Written exercise: Copy the data below exactly, omitting any picture it contains.
## START Data section
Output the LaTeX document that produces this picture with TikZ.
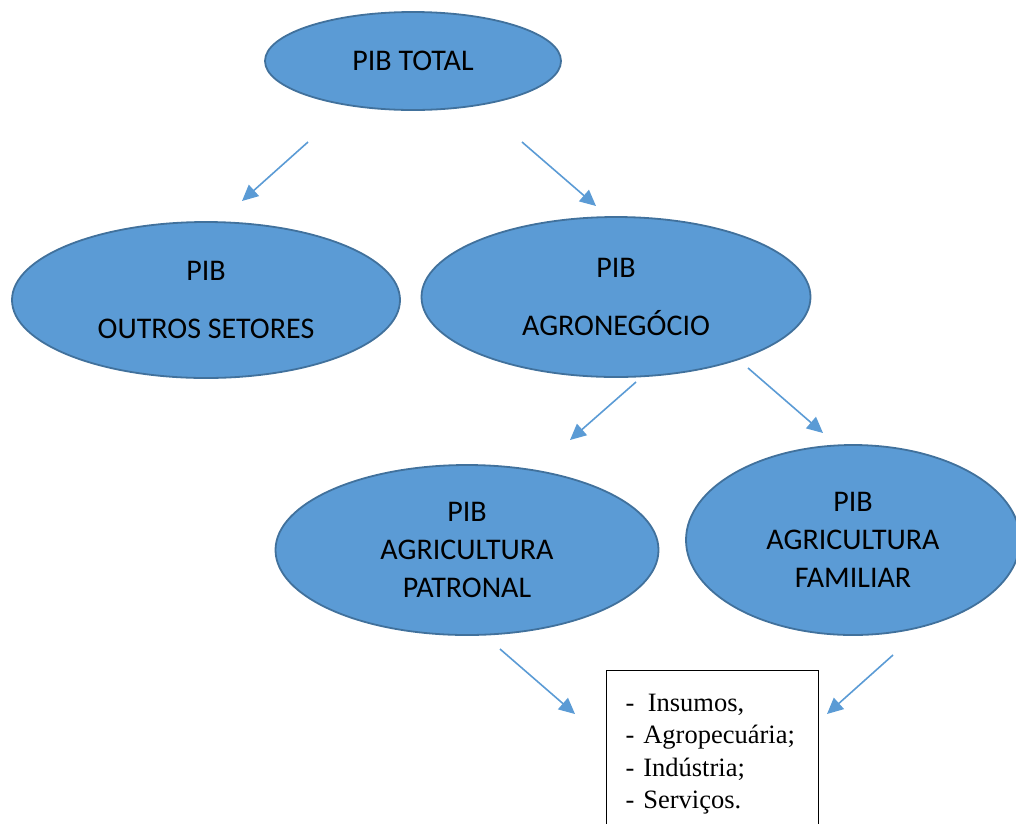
\documentclass[tikz,border=0pt]{standalone}
\usepackage{fontspec}
\setmainfont{Carlito}
\newfontfamily\listfont{Liberation Serif}
\usetikzlibrary{shapes.geometric,arrows.meta}

\definecolor{ovalblue}{HTML}{5B9BD5}
\definecolor{ovalline}{HTML}{41719C}

\begin{document}
\begin{tikzpicture}[x=1pt, y=-1pt,
  main node/.style={ellipse, draw=ovalline, fill=ovalblue, line width=1.8pt,
    inner sep=0pt, align=center, font=\fontsize{30}{38}\selectfont},
  list node/.style={draw, line width=1.4pt, anchor=north west, align=left,
    text width=174pt, inner xsep=19pt, inner ysep=23pt,
    font=\listfont\fontsize{26.5}{32.5}\selectfont},
  arr/.style={-{Triangle[length=16pt,width=15pt]}, color=ovalblue, line width=1.6pt}]
\clip (0,0) rectangle (1016,823);

\node[main node, minimum width=296pt, minimum height=98pt]  (total)    at (413,61)  {PIB TOTAL};
\node[main node, minimum width=388pt, minimum height=156pt] (outros)   at (206,300) {PIB\\[20pt]OUTROS SETORES};
\node[main node, minimum width=389pt, minimum height=160pt] (agro)     at (616,297) {PIB\\[20pt]AGRONEG\'OCIO};
\node[main node, minimum width=383pt, minimum height=170pt] (patronal) at (467,550) {PIB\\AGRICULTURA\\PATRONAL};
\node[main node, minimum width=334pt, minimum height=190pt] (familiar) at (853,540) {PIB\\AGRICULTURA\\FAMILIAR};
\node[list node] (setores) at (606,670) {-~\,Insumos,\\-~Agropecu\'aria;\\-~Ind\'ustria;\\-~Servi\c{c}os.};

% free ends of the arrows
\coordinate (t1) at (308,142); \coordinate (h1) at (242,201);
\coordinate (t2) at (522,142); \coordinate (h2) at (596,206);
\coordinate (t3) at (636,382); \coordinate (h3) at (570,440);
\coordinate (t4) at (748,368); \coordinate (h4) at (823,433);
\coordinate (t5) at (500,649); \coordinate (h5) at (575,714);
\coordinate (t6) at (893,655); \coordinate (h6) at (827,714);

\path
(t1) edge[arr] (h1)
(t2) edge[arr] (h2)
(t3) edge[arr] (h3)
(t4) edge[arr] (h4)
(t5) edge[arr] (h5)
(t6) edge[arr] (h6)
;
\end{tikzpicture}
\end{document}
## END Data section
Task response:
Output the LaTeX document that produces this picture with TikZ.
\documentclass[tikz,border=0pt]{standalone}
\usepackage{fontspec}
\setmainfont{Carlito}
\newfontfamily\listfont{Liberation Serif}
\usetikzlibrary{shapes.geometric,arrows.meta}

\definecolor{ovalblue}{HTML}{5B9BD5}
\definecolor{ovalline}{HTML}{41719C}

\begin{document}
\begin{tikzpicture}[x=1pt, y=-1pt,
  main node/.style={ellipse, draw=ovalline, fill=ovalblue, line width=1.8pt,
    inner sep=0pt, align=center, font=\fontsize{30}{38}\selectfont},
  list node/.style={draw, line width=1.4pt, anchor=north west, align=left,
    text width=174pt, inner xsep=19pt, inner ysep=23pt,
    font=\listfont\fontsize{26.5}{32.5}\selectfont},
  arr/.style={-{Triangle[length=16pt,width=15pt]}, color=ovalblue, line width=1.6pt}]
\clip (0,0) rectangle (1016,823);

\node[main node, minimum width=296pt, minimum height=98pt]  (total)    at (413,61)  {PIB TOTAL};
\node[main node, minimum width=388pt, minimum height=156pt] (outros)   at (206,300) {PIB\\[20pt]OUTROS SETORES};
\node[main node, minimum width=389pt, minimum height=160pt] (agro)     at (616,297) {PIB\\[20pt]AGRONEG\'OCIO};
\node[main node, minimum width=383pt, minimum height=170pt] (patronal) at (467,550) {PIB\\AGRICULTURA\\PATRONAL};
\node[main node, minimum width=334pt, minimum height=190pt] (familiar) at (853,540) {PIB\\AGRICULTURA\\FAMILIAR};
\node[list node] (setores) at (606,670) {-~\,Insumos,\\-~Agropecu\'aria;\\-~Ind\'ustria;\\-~Servi\c{c}os.};

% free ends of the arrows
\coordinate (t1) at (308,142); \coordinate (h1) at (242,201);
\coordinate (t2) at (522,142); \coordinate (h2) at (596,206);
\coordinate (t3) at (636,382); \coordinate (h3) at (570,440);
\coordinate (t4) at (748,368); \coordinate (h4) at (823,433);
\coordinate (t5) at (500,649); \coordinate (h5) at (575,714);
\coordinate (t6) at (893,655); \coordinate (h6) at (827,714);

\path
(t1) edge[arr] (h1)
(t2) edge[arr] (h2)
(t3) edge[arr] (h3)
(t4) edge[arr] (h4)
(t5) edge[arr] (h5)
(t6) edge[arr] (h6)
;
\end{tikzpicture}
\end{document}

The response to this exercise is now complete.